Bullous pemphigoid is a blistering skin disease that tends to affect the elderly.
It’s caused by a problem with the immune system, but usually goes away on its own within a few years. In the meantime, blisters can be controlled with medication.
About 1 in 10,000 people are affected by the condition in the UK each year.
What are the symptoms?
Bullous pemphigoid typically starts with a red, itchy rash that looks a bit like dermatitis (a type of eczema) or hives. This tends to last several weeks or months.
Groups of large, itchy blisters usually then appear on the red patches, just beneath the surface of the skin. They can be up to 5cm in diameter and full of fluid, with the thick skin of the blisters stretched tightly.
The fluid inside is usually clear, but can turn cloudy or bloodstained.
Blisters last a few days before healing without leaving a scar, but a cycle develops where more form.
The rash and blisters are usually seen on the upper arms and thighs, sometimes spreading to body folds and the tummy. In severe cases, the blisters may cover most of the skin, including the inside of the mouth.
However, some people have no symptoms or just have mild redness and irritation without blisters.
Who is affected?
The condition is usually seen in older people aged over 70. Rarely, it can affect children and younger adults.
Bullous pemphigoid is also slightly more common in women than men.
What is the cause?
Bullous pemphigoid is an autoimmune condition, which means the immune system attacks the body’s own tissues and organs.
The person’s immune system produces antibodies against the skin. These antibodies attack the basement membrane, which lies between the skin’s top layer (epidermis) and the next layer (dermis), and holds the skin together. The skin layers start to separate and fluid builds up in between.
It’s not understood why autoimmune diseases like bullous pemphigoid happen, but it’s thought something triggers the immune system to attack the body’s own tissues.

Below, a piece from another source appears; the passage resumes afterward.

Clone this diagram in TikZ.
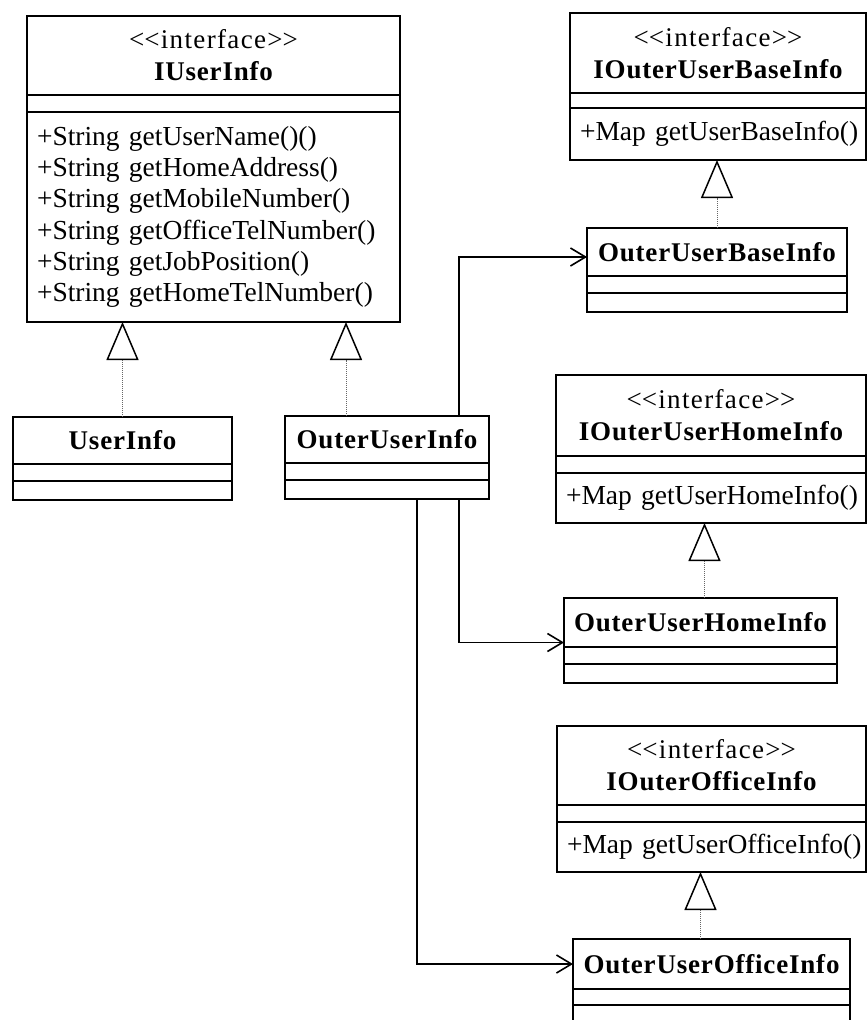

Certain medicines and sunburn have been known to act as a trigger.
Symptoms usually come on unexpectedly.
Bullous pemphigoid isn’t:
- caused by an allergy
- affected by diet or lifestyle
How is it diagnosed?
Your GP may suspect bullous pemphigoid just by looking at your skin.
The diagnosis is then confirmed by taking a small sample of your affected skin (biopsy) and sending it to a laboratory to be inspected to see if the top layers of skin have separated.
Special staining (immunofluorescence) may be used to show up the antibodies, and a blood sample may be taken and checked for the presence of pemphigoid antibodies.
How is it treated?
If you’ve been diagnosed with bullous pemphigoid, you’ll probably be referred to a dermatologist (skin specialist) for treatment.
The aim of treatment is to stop new blisters forming and heal the blisters that are already there.
Your specialist may prescribe quite powerful medication with potentially severe side effects, so the smallest possible dose is used to minimise this.
You’ll usually be prescribed corticosteroids (either tablets or cream), sometimes alongside “steroid-sparing” medication that allows doctors to reduce the dose of steroids. You may also be prescribed an antibiotic.
Corticosteroids, or steroids, are an anti-inflammatory medicine prescribed for a wide range of conditions.
If the affected area of skin is only small, you may be prescribed steroid cream to rub into the area. For larger areas of blisters, you may be given steroid tablets.
If the blisters are severe, you may be given a high dose to start with to get the condition under control and stop the blisters appearing. This may take several weeks.
The dose is then gradually reduced, and you’ll either come off the steroids or be kept on a low dose for a long time.
To use the lowest possible effective dose of steroids, your doctor may give you “steroid-sparing” medicine to take alongside, which is described below.
Read more about steroid medicines, including the side effects.
Tablets to suppress your immune system
You may be prescribed azathioprine or methotrexate medicine to take alongside steroids. These work by suppressing your production of antibodies.
The idea is that side effects will be less troublesome if low doses of two different tablets (steroids and immunosuppressants) are used instead of one high dose of steroids. This is known as steroid sparing.
Looking after your skin
Blisters should be left intact, if possible, to reduce your risk of infection.
However, if they’re particularly large and in a difficult place – such as the sole of your foot – they may be carefully pierced with a sterile needle to release the fluid. The skin of the blister should be left.
If blisters do break, they heal quickly.
It’s not possible to cure the condition with treatment, but it usually goes away on its own within five to six years. In the meantime, medication is effective in keeping the blisters under control.
Regular follow-up appointments are usually necessary in the meantime so any side effects of the medication can be monitored, and to make sure the symptoms are under control.